Uhh... after all this time, covered by this wall of lies, using this false information to fool others... This feels so painful for me, but I need to say it. Truth is: I've been lying this entire time about my age. I'm not 17 years old, and I'm really, really, REALLY, sorry for lying, I'm a really big piece of shit, but I kinda have a reason for that:
People age weren't taken seriously until sometime ago, everywhere I went on the internet, people were above 18 years old. I always noticed they acted like me, like the same things as I do, so I wanted to join their space... but I knew for a fact that I'd be completely ignored if I told them my true age, so I kept lying... this was back in 2009, I think, when I acclaimed I was born in 1997. Kept with this lie, knew new people, and said them I was born in 97, so they could take me seriously... but since I'm in a age I think I could be taken more seriously anyway, and also because I see that people my age nowadays are taken more seriously, and seeing that many people actually enjoy what I do... I must reveal this already: I'm actually 15 years old, and I'll be 16 this year. Yes, born in 1999. Yes, younger (I guess) than Sammy, who acclaims to be born in 1998.. but yeah, I'm 15 years old. I haven't completed high school, I'm still in high school and, I don't know how it is in the United States and the rest of the world, but high school only has three grades: First grade, second grade and third grade from high school, they take it as a whole new stage in school instead of mixing it up with the grades in the medium school or whatever. Also, if I ever sent you a picture of me in real life (besides to Saaxofone
, he was the first one to know this all and has seen me irl), then I'm sorry, that wasn't me, it probably was a picture of a friend of mine, who had no problem in me using them... I know, I'm a real piece of shit, I lied to you all about that, and - from the bottom of my heart - I'm truly sorry for this conflict, I truly am...
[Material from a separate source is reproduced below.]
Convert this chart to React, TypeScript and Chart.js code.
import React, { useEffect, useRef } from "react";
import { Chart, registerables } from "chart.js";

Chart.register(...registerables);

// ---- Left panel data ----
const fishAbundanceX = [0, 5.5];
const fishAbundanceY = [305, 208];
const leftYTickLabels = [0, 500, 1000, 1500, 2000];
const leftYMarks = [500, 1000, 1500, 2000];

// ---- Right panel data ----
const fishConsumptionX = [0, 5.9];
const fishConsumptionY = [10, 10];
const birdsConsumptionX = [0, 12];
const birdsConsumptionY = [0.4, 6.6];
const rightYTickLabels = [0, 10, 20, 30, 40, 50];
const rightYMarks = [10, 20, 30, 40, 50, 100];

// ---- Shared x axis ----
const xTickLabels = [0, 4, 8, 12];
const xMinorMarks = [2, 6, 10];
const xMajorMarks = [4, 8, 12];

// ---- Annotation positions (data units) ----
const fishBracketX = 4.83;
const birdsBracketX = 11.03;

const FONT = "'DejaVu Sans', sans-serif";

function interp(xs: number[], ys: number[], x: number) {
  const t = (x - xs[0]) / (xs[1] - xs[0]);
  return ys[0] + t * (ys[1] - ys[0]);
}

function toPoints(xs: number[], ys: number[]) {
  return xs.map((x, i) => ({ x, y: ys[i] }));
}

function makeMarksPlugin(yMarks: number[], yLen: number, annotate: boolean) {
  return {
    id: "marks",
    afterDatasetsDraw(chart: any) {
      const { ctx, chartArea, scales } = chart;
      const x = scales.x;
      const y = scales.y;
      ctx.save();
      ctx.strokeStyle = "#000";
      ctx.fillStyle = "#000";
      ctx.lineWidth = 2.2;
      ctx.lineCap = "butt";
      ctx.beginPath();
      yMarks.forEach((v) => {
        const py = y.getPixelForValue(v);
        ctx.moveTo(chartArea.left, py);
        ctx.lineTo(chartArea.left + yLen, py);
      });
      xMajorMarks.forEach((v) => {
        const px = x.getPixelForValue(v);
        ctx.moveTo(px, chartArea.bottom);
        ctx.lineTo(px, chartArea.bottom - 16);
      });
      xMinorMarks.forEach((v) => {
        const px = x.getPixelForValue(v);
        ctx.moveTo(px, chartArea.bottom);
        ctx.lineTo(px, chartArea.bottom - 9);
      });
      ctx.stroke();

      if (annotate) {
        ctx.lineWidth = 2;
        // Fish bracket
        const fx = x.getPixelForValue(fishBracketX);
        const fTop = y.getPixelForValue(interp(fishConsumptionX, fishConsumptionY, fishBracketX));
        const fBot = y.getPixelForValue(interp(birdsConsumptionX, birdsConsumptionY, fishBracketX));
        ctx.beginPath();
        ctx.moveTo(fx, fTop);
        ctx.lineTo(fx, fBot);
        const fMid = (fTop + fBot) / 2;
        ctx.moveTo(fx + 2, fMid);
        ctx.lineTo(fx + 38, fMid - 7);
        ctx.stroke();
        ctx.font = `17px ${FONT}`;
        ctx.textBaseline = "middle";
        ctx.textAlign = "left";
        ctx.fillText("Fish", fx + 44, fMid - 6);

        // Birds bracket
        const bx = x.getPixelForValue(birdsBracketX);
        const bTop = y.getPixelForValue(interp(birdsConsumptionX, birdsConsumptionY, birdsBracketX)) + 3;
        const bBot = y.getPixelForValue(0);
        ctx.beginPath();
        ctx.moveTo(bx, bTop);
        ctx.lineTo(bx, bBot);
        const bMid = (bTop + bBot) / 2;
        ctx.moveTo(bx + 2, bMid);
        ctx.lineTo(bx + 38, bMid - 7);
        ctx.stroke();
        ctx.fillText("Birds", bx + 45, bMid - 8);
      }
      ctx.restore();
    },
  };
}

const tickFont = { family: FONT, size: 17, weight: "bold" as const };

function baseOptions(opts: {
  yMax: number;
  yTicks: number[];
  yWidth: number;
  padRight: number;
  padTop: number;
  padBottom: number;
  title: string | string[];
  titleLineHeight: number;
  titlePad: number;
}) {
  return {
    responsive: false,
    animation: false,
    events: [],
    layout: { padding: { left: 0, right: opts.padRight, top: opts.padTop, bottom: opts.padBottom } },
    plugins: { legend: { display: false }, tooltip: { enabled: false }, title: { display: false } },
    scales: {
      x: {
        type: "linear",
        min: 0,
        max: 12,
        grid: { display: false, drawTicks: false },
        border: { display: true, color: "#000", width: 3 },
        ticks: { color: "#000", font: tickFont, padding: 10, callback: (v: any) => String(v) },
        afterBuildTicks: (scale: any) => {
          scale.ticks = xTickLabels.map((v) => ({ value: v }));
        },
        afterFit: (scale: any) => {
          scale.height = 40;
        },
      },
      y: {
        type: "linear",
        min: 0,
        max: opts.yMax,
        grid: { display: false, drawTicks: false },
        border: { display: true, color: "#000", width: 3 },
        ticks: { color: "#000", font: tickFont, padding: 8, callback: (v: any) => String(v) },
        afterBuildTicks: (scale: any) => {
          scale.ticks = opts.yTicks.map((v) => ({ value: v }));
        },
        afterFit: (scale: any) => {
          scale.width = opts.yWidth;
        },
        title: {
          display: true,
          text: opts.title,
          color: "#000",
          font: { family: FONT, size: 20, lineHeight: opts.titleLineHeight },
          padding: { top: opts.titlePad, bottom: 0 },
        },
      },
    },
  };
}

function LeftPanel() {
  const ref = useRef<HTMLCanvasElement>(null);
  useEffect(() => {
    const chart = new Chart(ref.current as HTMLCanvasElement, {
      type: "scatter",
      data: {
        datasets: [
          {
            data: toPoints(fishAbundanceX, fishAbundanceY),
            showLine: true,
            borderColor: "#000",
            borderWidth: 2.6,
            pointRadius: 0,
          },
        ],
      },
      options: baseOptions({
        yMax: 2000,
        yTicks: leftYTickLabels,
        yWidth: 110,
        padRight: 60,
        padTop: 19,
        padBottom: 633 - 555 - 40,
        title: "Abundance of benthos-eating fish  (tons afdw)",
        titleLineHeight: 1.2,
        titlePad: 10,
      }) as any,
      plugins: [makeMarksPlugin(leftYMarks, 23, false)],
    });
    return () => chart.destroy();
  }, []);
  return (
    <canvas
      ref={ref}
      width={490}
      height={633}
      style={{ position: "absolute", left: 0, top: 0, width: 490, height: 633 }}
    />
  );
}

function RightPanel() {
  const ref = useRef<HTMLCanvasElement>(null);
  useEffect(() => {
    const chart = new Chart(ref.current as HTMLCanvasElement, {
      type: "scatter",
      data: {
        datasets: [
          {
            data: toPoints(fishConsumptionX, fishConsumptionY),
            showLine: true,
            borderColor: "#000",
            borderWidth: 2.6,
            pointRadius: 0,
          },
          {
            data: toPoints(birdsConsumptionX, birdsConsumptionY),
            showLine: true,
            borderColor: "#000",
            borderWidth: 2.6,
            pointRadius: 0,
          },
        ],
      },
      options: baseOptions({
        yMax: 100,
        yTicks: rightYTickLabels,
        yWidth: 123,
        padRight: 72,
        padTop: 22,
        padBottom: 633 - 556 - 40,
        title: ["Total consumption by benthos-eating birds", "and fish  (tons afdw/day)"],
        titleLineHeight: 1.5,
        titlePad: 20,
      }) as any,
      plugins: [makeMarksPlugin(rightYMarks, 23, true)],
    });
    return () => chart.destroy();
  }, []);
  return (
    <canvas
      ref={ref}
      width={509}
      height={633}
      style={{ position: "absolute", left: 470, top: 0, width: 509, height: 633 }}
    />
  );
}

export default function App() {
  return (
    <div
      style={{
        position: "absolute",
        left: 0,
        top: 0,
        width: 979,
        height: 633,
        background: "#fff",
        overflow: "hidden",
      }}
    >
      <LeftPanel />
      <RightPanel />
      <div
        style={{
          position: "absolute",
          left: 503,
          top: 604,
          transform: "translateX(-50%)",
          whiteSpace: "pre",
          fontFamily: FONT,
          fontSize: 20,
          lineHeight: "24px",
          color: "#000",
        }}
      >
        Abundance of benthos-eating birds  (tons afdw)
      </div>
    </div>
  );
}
... but besides that, not much of what I've ever said here was a lie. The only part that I was kind of
lying was the fact that I was in college, which now, you know it's a lie, but I truly am trying to learn about programming, or better yet, computer science, so that's not 100% false.. I do already have a job in my father's supermarket, I do get my own money, I do buy my own stuff, I have crazy stories in real life, I have a PS3 (lol)... these weren't lies, I truly have all of this, it was only my age and grade at school that I lied about, so I could be taken more seriously, and I don't know if I succeeded to get the confidence of you all or anything... but yeah. Again, I'm truly sorry for lying, I know how this might sound like a lie to some of you, but I swear this time I'm not, I really am the age I told you.
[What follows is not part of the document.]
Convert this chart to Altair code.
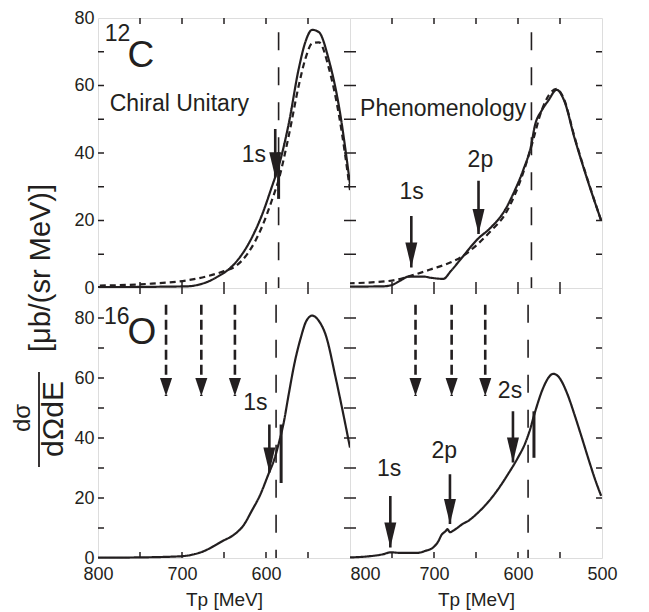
import altair as alt
import pandas as pd

# ---------------- data (Tp in MeV, cross section in µb/(sr MeV)) ----------------
TP_RANGE = [500, 800]

# 12C, chiral unitary (top-left)
tl_tp = [800, 760, 720, 693, 680, 668, 656, 645, 636, 621, 605, 593, 585, 573, 561, 553, 545, 537, 525, 513, 500]
tl_solid = [0.3, 0.3, 0.4, 0.5, 1.0, 2.0, 3.6, 5.4, 7.6, 13.0, 21.5, 30.0, 36.0, 48.6, 65.0, 73.0, 76.5, 75.8, 67.4, 53.6, 30.8]
tl_d_tp = [800, 736, 693, 668, 650, 636, 621, 605, 593, 585, 573, 561, 553, 545, 537, 525, 513, 500]
tl_dash = [0.7, 1.3, 2.3, 3.6, 5.0, 6.5, 10.5, 18.0, 26.0, 32.0, 45.0, 60.0, 68.0, 72.5, 72.8, 65.0, 51.0, 29.0]

# 12C, phenomenology (top-right)
tr_tp = [800, 760, 750, 740, 730, 713, 703, 689, 680, 668, 648, 632, 616, 604, 594, 584, 580, 572, 564, 554, 545, 533, 517, 501]
tr_solid = [0.4, 0.5, 0.9, 2.2, 3.4, 3.4, 3.0, 2.7, 5.0, 8.6, 14.5, 18.0, 22.9, 28.8, 34.8, 42.7, 48.0, 52.5, 55.5, 58.7, 55.5, 44.7, 31.8, 20.0]
tr_d_tp = [800, 750, 728, 703, 680, 668, 648, 632, 616, 604, 594, 584, 572, 554, 545, 533, 517, 501]
tr_dash = [1.4, 2.2, 3.6, 5.6, 7.6, 9.1, 13.0, 17.0, 21.6, 27.5, 34.0, 42.0, 52.5, 59.0, 55.8, 45.0, 32.0, 20.0]

# 16O, chiral unitary (bottom-left)
bl_tp = [800, 750, 700, 685, 673, 662, 652, 637, 627, 617, 607, 597, 590, 585, 579, 573, 566, 559, 552, 545, 537, 529, 517, 508, 500]
bl_solid = [0.1, 0.2, 0.6, 1.3, 2.4, 4.0, 5.6, 8.0, 10.8, 15.7, 21.0, 28.0, 33.0, 38.0, 45.0, 54.5, 65.0, 73.0, 79.0, 80.8, 79.0, 74.4, 60.0, 48.0, 36.8]

# 16O, phenomenology (bottom-right)
br_tp = [800, 780, 760, 752, 740, 720, 710, 701, 695, 691, 686, 684, 681, 675, 665, 659, 650, 636, 624, 612, 600, 592, 586, 580, 570, 564, 558, 552, 541, 533, 525, 515, 508, 501]
br_solid = [0.2, 0.5, 1.3, 1.9, 1.7, 1.7, 2.4, 3.5, 5.5, 7.7, 9.0, 9.6, 8.6, 9.5, 11.5, 12.4, 14.5, 18.5, 22.8, 27.9, 33.5, 37.9, 42.5, 48.4, 56.7, 60.0, 61.4, 60.5, 54.5, 48.0, 41.0, 32.0, 26.0, 20.7]

# vertical dashed threshold lines: (Tp, top value)
tl_vline = (585, 75.8)
tr_vline = (584, 75.8)
bl_vline = (588, 84.4)
br_vline = (588, 84.4)

# short solid bars: (Tp, from, to)
tl_bar = [(585, 40.2, 26.4)]
bl_bar = [(582, 44.5, 25.0)]
br_bar = [(581, 48.9, 33.4)]

# solid arrows: (Tp, start value, tip value)
tl_arrows = [(589, 47.1, 32.8)]
tr_arrows = [(727, 21.3, 6.1), (647, 31.8, 16.0)]
bl_arrows = [(596, 44.5, 28.5)]
br_arrows = [(752, 20.7, 3.5), (681, 27.9, 11.3), (606, 48.9, 31.8)]

# dashed arrows
bl_darrows = [(719, 84.4, 54.0), (677, 84.4, 54.0), (637, 84.4, 54.0)]
br_darrows = [(722, 84.4, 54.0), (679, 84.4, 54.0), (639, 84.4, 54.0)]

# text labels: (Tp of left edge, baseline value, text, font size)
tl_labels = [(792, 73.2, "12", 23), (765, 65.5, "C", 37), (786, 52.4, "Chiral Unitary", 23), (629, 37.3, "1s", 23)]
tr_labels = [(788, 51.0, "Phenomenology", 23), (741, 26.4, "1s", 23), (660, 35.8, "2p", 23)]
bl_labels = [(793, 78.1, "16", 23), (765, 71.4, "O", 37), (627, 49.5, "1s", 23)]
br_labels = [(768, 27.3, "1s", 23), (703, 33.2, "2p", 23), (624, 53.2, "2s", 23)]

X_TICKS = [750, 700, 650, 600, 550]

# ---------------- styling ----------------
W, H = 252, 270
INK = "#231f20"
FONT = "Liberation Sans, Arial, Helvetica, sans-serif"
SOLID_HEAD = "M-0.48,-2L0.48,-2L0,0Z"
DASH_HEAD = "M-0.67,-2L0.67,-2L0,0Z"


def make_panel(ymax, curves, vline, bars, arrows, darrows, labels,
               x_labels=None, show_y=False, extra=None):
    xs = alt.Scale(domain=TP_RANGE, reverse=True, nice=False, zero=False)
    ys = alt.Scale(domain=[0, ymax], nice=False, zero=False)
    if x_labels is not None:
        flush_800 = "true" if 500 in x_labels else "false"
        xaxis = alt.Axis(values=x_labels, title="Tp [MeV]", ticks=False, tickSize=0,
                         domain=False, grid=False, labelFont=FONT, labelFontSize=18,
                         labelColor=INK, labelPadding=7, labelFlush=False,
                         labelAlign={"condition": {"test": "datum.value == 800 && " + flush_800,
                                                   "value": "left"}, "value": "center"},
                         titleFont=FONT, titleFontSize=19, titleFontWeight="normal",
                         titleColor=INK, titlePadding=7)
    else:
        xaxis = None
    if show_y:
        yaxis = alt.Axis(values=[0, 20, 40, 60, 80], title=None, ticks=False, tickSize=0,
                         domain=False, grid=False, labelFont=FONT, labelFontSize=18,
                         labelColor=INK, labelPadding=4)
    else:
        yaxis = None

    def X(f="tp"):
        return alt.X(f"{f}:Q", scale=xs, axis=xaxis)

    def Y(f="v"):
        return alt.Y(f"{f}:Q", scale=ys, axis=yaxis)

    layers = []
    # curves
    for tp, vals, dashed in curves:
        df = pd.DataFrame({"tp": tp, "v": vals})
        mk = alt.Chart(df).mark_line(color=INK, strokeWidth=2.2, interpolate="monotone",
                                     strokeDash=[6, 4] if dashed else [1, 0])
        layers.append(mk.encode(x=X(), y=Y(), order="tp:Q"))
    # dashed threshold line
    vdf = pd.DataFrame({"tp": [vline[0]], "v": [vline[1]], "v0": [0]})
    layers.append(alt.Chart(vdf).mark_rule(color=INK, strokeWidth=1.6, strokeDash=[18, 17])
                  .encode(x=X(), y=Y(), y2="v0:Q"))
    # short bars
    if bars:
        bdf = pd.DataFrame(bars, columns=["tp", "v", "v2"])
        layers.append(alt.Chart(bdf).mark_rule(color=INK, strokeWidth=3)
                      .encode(x=X(), y=Y(), y2="v2:Q"))
    # arrows
    for arr, head, size, dash in ((arrows, SOLID_HEAD, 625, [1, 0]), (darrows, DASH_HEAD, 324, [10, 5])):
        if not arr:
            continue
        adf = pd.DataFrame(arr, columns=["tp", "v", "tip"])
        layers.append(alt.Chart(adf).mark_rule(color=INK, strokeWidth=2.6, strokeDash=dash)
                      .encode(x=X(), y=Y(), y2="tip:Q"))
        layers.append(alt.Chart(adf).mark_point(shape=head, size=size, filled=True, opacity=1,
                                                color=INK, strokeWidth=0)
                      .encode(x=X(), y=Y("tip")))
    # inward ticks
    tdf = pd.DataFrame({"tp": X_TICKS})
    layers.append(alt.Chart(tdf).mark_rule(color=INK, strokeWidth=1.5)
                  .encode(x=X(), y=alt.value(H), y2=alt.value(H - 6)))
    layers.append(alt.Chart(tdf).mark_rule(color=INK, strokeWidth=1.5)
                  .encode(x=X(), y=alt.value(0), y2=alt.value(6)))
    ydf = pd.DataFrame({"v": list(range(10, int(ymax), 10))})
    layers.append(alt.Chart(ydf).mark_rule(color=INK, strokeWidth=1.5)
                  .encode(y=Y(), x=alt.value(0), x2=alt.value(6)))
    layers.append(alt.Chart(ydf).mark_rule(color=INK, strokeWidth=1.5)
                  .encode(y=Y(), x=alt.value(W), x2=alt.value(W - 6)))
    # labels
    ldf = pd.DataFrame(labels, columns=["tp", "v", "label", "fs"])
    layers.append(alt.Chart(ldf).mark_text(align="left", baseline="alphabetic", font=FONT, color=INK)
                  .encode(x=X(), y=Y(), text="label:N", size=alt.Size("fs:Q", scale=None, legend=None)))
    if extra is not None:
        layers.extend(extra)
    return alt.layer(*layers).properties(width=W, height=H)


# y-axis title drawn as text (fraction) in bottom-left panel
frac_df = pd.DataFrame({"t": ["dσ", "dΩdE", "[μb/(sr MeV)]"],
                        "px": [-75.5, -44.5, -57], "py": [130, 131, -20], "fs": [24, 30, 29]})
ytitle = [
    alt.Chart(frac_df).mark_text(angle=270, align="center", baseline="middle", font=FONT, color=INK)
    .encode(text="t:N", x=alt.X("px:Q", scale=None), y=alt.Y("py:Q", scale=None),
            size=alt.Size("fs:Q", scale=None, legend=None)),
    alt.Chart(pd.DataFrame({"a": [1]})).mark_rule(color=INK, strokeWidth=1.8)
    .encode(x=alt.value(-59), y=alt.value(84), y2=alt.value(179)),
]

tl = make_panel(80, [(tl_tp, tl_solid, False), (tl_d_tp, tl_dash, True)], tl_vline, tl_bar,
                tl_arrows, [], tl_labels, show_y=True)
tr = make_panel(80, [(tr_tp, tr_solid, False), (tr_d_tp, tr_dash, True)], tr_vline, [],
                tr_arrows, [], tr_labels)
bl = make_panel(90, [(bl_tp, bl_solid, False)], bl_vline, bl_bar, bl_arrows, bl_darrows, bl_labels,
                x_labels=[800, 700, 600], show_y=True, extra=ytitle)
br = make_panel(90, [(br_tp, br_solid, False)], br_vline, br_bar, br_arrows, br_darrows, br_labels,
                x_labels=[800, 700, 600, 500])

chart = alt.concat(tl, tr, bl, br, columns=2, spacing=0, bounds="flush").properties(
    padding={"left": 2, "top": 0, "right": 5, "bottom": 0}
).configure_view(stroke=INK, strokeWidth=2).configure(background="white")

chart.save("out.html", embed_options={"renderer": "svg", "actions": False})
I truly hope some of you don't get bothered by this, some of you might even say that my age doesn't mean anything and that you'll treat me the same way, some might say "LOL FAG LOSER HAD TO LIE ALL THIS TIME LOOOOL", and maybe some might have their minds blown because they are used to the fact that I always said I was born in 97 and I finally revealed that I didn't and that I'm two years younger than what I always said. Some will care, most won't, but whatever, I wanted this to get out, it's been years of lies, and I feel like it's finally time to tell the truth... it's been a pain in my soul for years, and I hope it'll finally be gone... maybe it gets worse, depending on how you people react to this. I'll say this again, and again, and again, that I'm TRULY sorry for this and that I was a jerk for keeping this for so long, I was afraid of telling the truth, I really am sorry for this.
Have a great week and year, and have a great day/night.